Edwards, Kim. The Memory Keeper’s Daughter. New York: Penguin, 2006.
🙂 🙂 🙂 🙂
Back when this book first came out, I was still living up in Connecticut, and I had just discovered book blogs. I remember quite a few bloggers were reading it and reviewing it, so it stuck in my mind (even though I don’t remember what they had to say about it). When we moved down here to Lancaster County, I got a copy of the CD audio version from the library, all excited that it was performed by Martha Plimpton, an actress I’ve loved ever since I first saw her in The Goonies. Apparently, I was so excited about Plimpton that I didn’t realize it was an abridged version until I was about two chapters into it. I hate abridged versions, always wondering what’s been left out and why (also, there’s that whole Cliff Notes sort of aspect to abridgments that I guess my inner-English teacher doesn’t like). Anyway, I abandoned it, without too much regret, because I hadn’t been all that enthralled. Now I’m wondering why I wasn’t.
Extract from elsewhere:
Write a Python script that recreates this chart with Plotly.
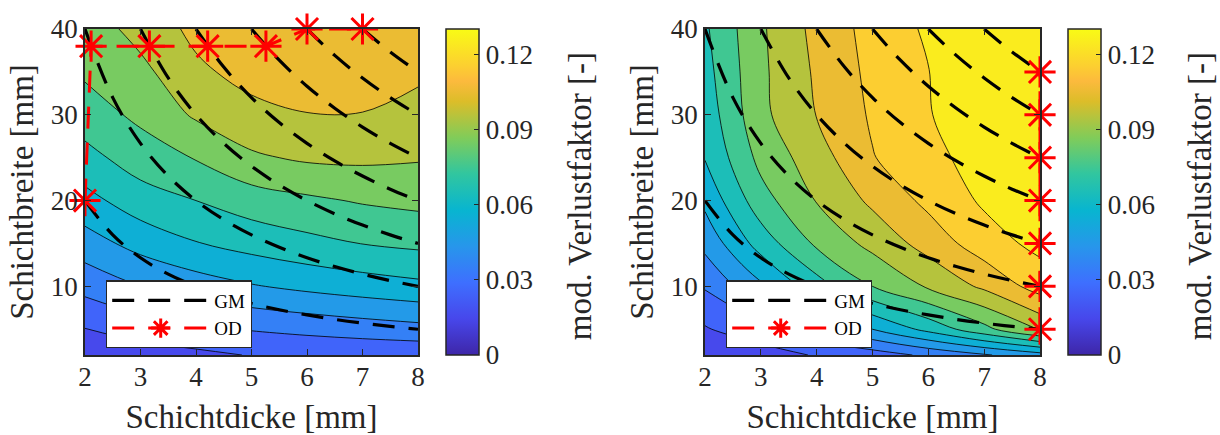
import plotly.graph_objects as go

# ---------------------------------------------------------------------------
# Data
# ---------------------------------------------------------------------------
# Grid of the parameter study: layer thickness (x) and layer width (y) in mm
thickness_mm = [2, 3, 4, 5, 6, 7, 8]
width_mm = [2, 5, 10, 15, 20, 25, 30, 35, 40]

# modified loss factor [-], rows follow width_mm, columns follow thickness_mm
loss_left = [
    [0.0114, 0.0150, 0.0176, 0.0205, 0.0210, 0.0215, 0.0220],
    [0.0197, 0.0246, 0.0279, 0.0306, 0.0328, 0.0349, 0.0368],
    [0.0333, 0.0399, 0.0450, 0.0492, 0.0524, 0.0551, 0.0575],
    [0.0455, 0.0536, 0.0595, 0.0637, 0.0672, 0.0702, 0.0722],
    [0.0567, 0.0654, 0.0700, 0.0751, 0.0782, 0.0809, 0.0826],
    [0.0667, 0.0750, 0.0806, 0.0885, 0.0915, 0.0920, 0.0909],
    [0.0752, 0.0822, 0.0914, 0.0970, 0.0998, 0.0998, 0.0967],
    [0.0815, 0.0873, 0.0980, 0.1035, 0.1035, 0.1030, 0.1018],
    [0.0845, 0.0935, 0.1025, 0.1055, 0.1065, 0.1065, 0.1060],
]

loss_right = [
    [0.0115, 0.0146, 0.0210, 0.0250, 0.0320, 0.0390, 0.0460],
    [0.0190, 0.0271, 0.0380, 0.0500, 0.0630, 0.0770, 0.0920],
    [0.0310, 0.0480, 0.0655, 0.0800, 0.0913, 0.1020, 0.1142],
    [0.0430, 0.0643, 0.0818, 0.0930, 0.1040, 0.1154, 0.1228],
    [0.0524, 0.0760, 0.0905, 0.1020, 0.1125, 0.1215, 0.1262],
    [0.0605, 0.0830, 0.0955, 0.1095, 0.1170, 0.1243, 0.1278],
    [0.0640, 0.0875, 0.1003, 0.1113, 0.1195, 0.1258, 0.1286],
    [0.0665, 0.0880, 0.1015, 0.1125, 0.1198, 0.1265, 0.1290],
    [0.0685, 0.0885, 0.1030, 0.1135, 0.1215, 0.1270, 0.1293],
]

# contour levels and colour range
level_start, level_end, level_step = 0.01, 0.12, 0.01
color_min, color_max = 0.0, 0.13
cbar_ticks = [0.0, 0.03, 0.06, 0.09, 0.12]
cbar_ticktext = ["0", "0.03", "0.06", "0.09", "0.12"]

# curves of equal cross-section (GM), sampled along the thickness axis
gm_x = [2.0, 2.5, 3.0, 3.5, 4.0, 4.5, 5.0, 5.5, 6.0, 6.5, 7.0, 7.5, 8.0]
gm_curves_y = [
    [20.0, 16.0, 13.33, 11.43, 10.0, 8.89, 8.0, 7.27, 6.67, 6.15, 5.71, 5.33, 5.0],
    [40.0, 32.0, 26.67, 22.86, 20.0, 17.78, 16.0, 14.55, 13.33, 12.31, 11.43, 10.67, 10.0],
    [None, None, 40.0, 34.29, 30.0, 26.67, 24.0, 21.82, 20.0, 18.46, 17.14, 16.0, 15.0],
    [None, None, None, None, 40.0, 35.56, 32.0, 29.09, 26.67, 24.62, 22.86, 21.33, 20.0],
    [None, None, None, None, None, None, 40.0, 36.36, 33.33, 30.77, 28.57, 26.67, 25.0],
    [None, None, None, None, None, None, None, None, 40.0, 36.92, 34.29, 32.0, 30.0],
    [None, None, None, None, None, None, None, None, None, None, 40.0, 37.33, 35.0],
]

# optimal designs (OD) on each GM curve
od_left_x = [2.0, 2.11, 3.16, 4.21, 5.26, 6.0, 7.0]
od_left_y = [20, 38, 38, 38, 38, 40, 40]
od_right_x = [8, 8, 8, 8, 8, 8, 8]
od_right_y = [5, 10, 15, 20, 25, 30, 35]

# ---------------------------------------------------------------------------
# Styling
# ---------------------------------------------------------------------------
FONT = "Liberation Serif"
INK = "#262626"
W, H = 1220, 435
M_L, M_R, M_T, M_B = 85, 180, 29, 80.4   # page margins around the two panels
PW, PH = W - M_L - M_R, H - M_T - M_B

parula_stops = [
    (0.000, (62, 38, 168)),
    (0.111, (71, 71, 235)),
    (0.222, (62, 111, 255)),
    (0.333, (39, 150, 235)),
    (0.444, (8, 181, 208)),
    (0.556, (49, 198, 159)),
    (0.667, (129, 204, 89)),
    (0.778, (220, 189, 41)),
    (0.840, (252, 186, 61)),
    (0.889, (252, 208, 48)),
    (1.000, (249, 251, 21)),
]


def parula_at(t):
    t = min(max(t, 0.0), 1.0)
    for (t0, c0), (t1, c1) in zip(parula_stops[:-1], parula_stops[1:]):
        if t <= t1:
            f = (t - t0) / (t1 - t0) if t1 > t0 else 0.0
            r, g, b = (round(a + f * (b_ - a)) for a, b_ in zip(c0, c1))
            return f"rgb({r},{g},{b})"
    r, g, b = parula_stops[-1][1]
    return f"rgb({r},{g},{b})"


parula_scale = [[t, f"rgb{c}"] for t, c in parula_stops]

# each filled band takes the colour at the middle of its level interval
n_levels = round((level_end - level_start) / level_step) + 1
band_scale = []
for k in range(0, n_levels + 1):
    mid = level_start + (k - 0.5) * level_step
    band_scale.append([k / n_levels, parula_at((mid - color_min) / (color_max - color_min))])


def px_x(p):
    """page pixel -> paper fraction (paper = area inside the margins)"""
    return (p - M_L) / PW


def px_y(p):
    return 1 - (p - M_T) / PH


fig = go.Figure()

panels = [
    dict(z=loss_left, od_x=od_left_x, od_y=od_left_y, xa="x", ya="y", legend="legend",
         cbar_x=446),
    dict(z=loss_right, od_x=od_right_x, od_y=od_right_y, xa="x2", ya="y2", legend="legend2",
         cbar_x=1068),
]

# all GM curves joined into one polyline per panel
gm_xs, gm_ys = [], []
for cy in gm_curves_y:
    gm_xs += gm_x + [None]
    gm_ys += cy + [None]

for p in panels:
    # continuous colour bar (the heatmap itself is hidden below the contour fill)
    fig.add_trace(go.Heatmap(
        x=thickness_mm, y=width_mm, z=p["z"], xaxis=p["xa"], yaxis=p["ya"],
        zmin=color_min, zmax=color_max, colorscale=parula_scale, hoverinfo="skip",
        showlegend=False,
        colorbar=dict(
            x=px_x(p["cbar_x"]), xanchor="left", xpad=0,
            y=1, yanchor="top", ypad=0,
            len=1, lenmode="fraction", thickness=33, thicknessmode="pixels",
            outlinewidth=1.5, outlinecolor=INK,
            ticks="inside", ticklen=5, tickcolor=INK, tickwidth=1.2,
            tickvals=cbar_ticks, ticktext=cbar_ticktext,
            tickfont=dict(family=FONT, size=27, color=INK),
        ),
    ))
    fig.add_trace(go.Contour(
        x=thickness_mm, y=width_mm, z=p["z"], xaxis=p["xa"], yaxis=p["ya"],
        colorscale=band_scale, showscale=False, hoverinfo="skip", showlegend=False,
        contours=dict(start=level_start, end=level_end, size=level_step, coloring="fill"),
        line=dict(color="black", width=0.8, smoothing=1.0),
    ))
    fig.add_trace(go.Scatter(
        x=gm_xs, y=gm_ys, xaxis=p["xa"], yaxis=p["ya"], mode="lines", name="GM",
        legend=p["legend"], connectgaps=False,
        line=dict(color="black", width=3.2, dash="22px,14px", shape="spline"),
    ))
    fig.add_trace(go.Scatter(
        x=p["od_x"], y=p["od_y"], xaxis=p["xa"], yaxis=p["ya"], mode="lines+markers",
        name="OD", legend=p["legend"], cliponaxis=False,
        line=dict(color="red", width=3, dash="22px,14px"),
        marker=dict(symbol="asterisk-open", size=26, line=dict(color="red", width=3)),
    ))

axis_common = dict(
    range=[2, 8], showgrid=False, zeroline=False, showline=True, linecolor=INK,
    linewidth=1.5, mirror="ticks", ticks="inside", ticklen=6, tickcolor=INK,
    tickwidth=1.2, tickfont=dict(family=FONT, size=27, color=INK), automargin=False,
)
xticks = dict(tickvals=[2, 3, 4, 5, 6, 7, 8], ticklabelstandoff=-3)
yaxis_common = dict(axis_common, range=[2, 40], tickvals=[10, 20, 30, 40])

x_title = dict(text="Schichtdicke [mm]", font=dict(family=FONT, size=33, color=INK), standoff=20)
y_title = dict(text="Schichtbreite [mm]", font=dict(family=FONT, size=33, color=INK), standoff=7)

legend_common = dict(
    bgcolor="white", bordercolor=INK, borderwidth=1.2,
    font=dict(family=FONT, size=19, color="black"),
    xanchor="left", yanchor="top", y=px_y(280), itemwidth=97,
    tracegroupgap=0,
)

fig.update_layout(
    width=W, height=H, margin=dict(l=M_L, r=M_R, t=M_T, b=M_B, autoexpand=False),
    paper_bgcolor="white", plot_bgcolor="white",
    font=dict(family=FONT, color=INK),
    xaxis=dict(axis_common, **xticks, domain=[px_x(85), px_x(418)], anchor="y", title=x_title),
    yaxis=dict(yaxis_common, domain=[0, 1], anchor="x", title=y_title),
    xaxis2=dict(axis_common, **xticks, domain=[px_x(705), px_x(1040)], anchor="y2", title=x_title),
    yaxis2=dict(yaxis_common, domain=[0, 1], anchor="x2", title=y_title),
    legend=dict(legend_common, x=px_x(106)),
    legend2=dict(legend_common, x=px_x(726)),
    showlegend=True,
)

for xc in (580, 1200):
    fig.add_annotation(
        text="mod. Verlustfaktor [-]", textangle=-90, showarrow=False,
        xref="paper", yref="paper", x=px_x(xc), y=px_y(196),
        xanchor="center", yanchor="middle",
        font=dict(family=FONT, size=33, color=INK),
    )

fig.write_html("out.html")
You see, this go-round (and the only reason I read it was that Lisa chose it for the library’s book discussion group), I loved it. I was riveted from the beginning, immediately dragged into this story about a doctor who decides to give away his Down’s Syndrome baby (the twin sister of his non-Downs son) as soon as she is born, without ever telling his wife that she had this second child. I know we live in a different time and place, but it just seemed unfathomable to me that a man could choose to “get rid” of a less-than-perfect baby this way, especially once he’d seen her and held her.
Of course, in reality, it’s not unfathomable at all. Today, some choose just to abort such babies, but, of course, no one would have had that option back in 1964, which is when this story takes place. Anyway, Kim Edwards has taken this circumstance and imagined all its repercussions in very believable ways. She’s raised many, many good questions along the way, not the least of which are:
1) What is it, exactly, to “protect” someone the way David Henry decides to “protect” his wife Nora by not telling her about their daughter?
2)Does a child have to be “normal”, and what, exactly, does that mean? Can one not love as much and be loved as much by a child who isn’t “normal” by society’s standards, and how could someone not see that the answer to that question has to be “yes”?
3) How do secrets destroy a marriage? A family?
I felt sorry for Nora, the quintessential 1960s wife. She’d been taught to be the “good girl”, that this role brought reward. In the end, though, it didn’t. It meant “obeying” a man she barely knew, stifling her own sense of independence and adventure, acting out her rage through unsatisfying affairs.
Edwards draws a fascinating contrast between Nora and Caroline (the nurse who adopts the abandoned baby Phoebe). She explores the two children and the lives they inherit due to David’s decision, and, in doing so, she gives us a slight glimpse of the ways women’s lives evolved from the early 1960s to the late 1980s. She’s honest without being brutal, and presents her story with all its complications: the devastation I expected from such a story, but also a tenderness I didn’t expect. I enjoyed the book immensely, from beginning to end (much to my surprise).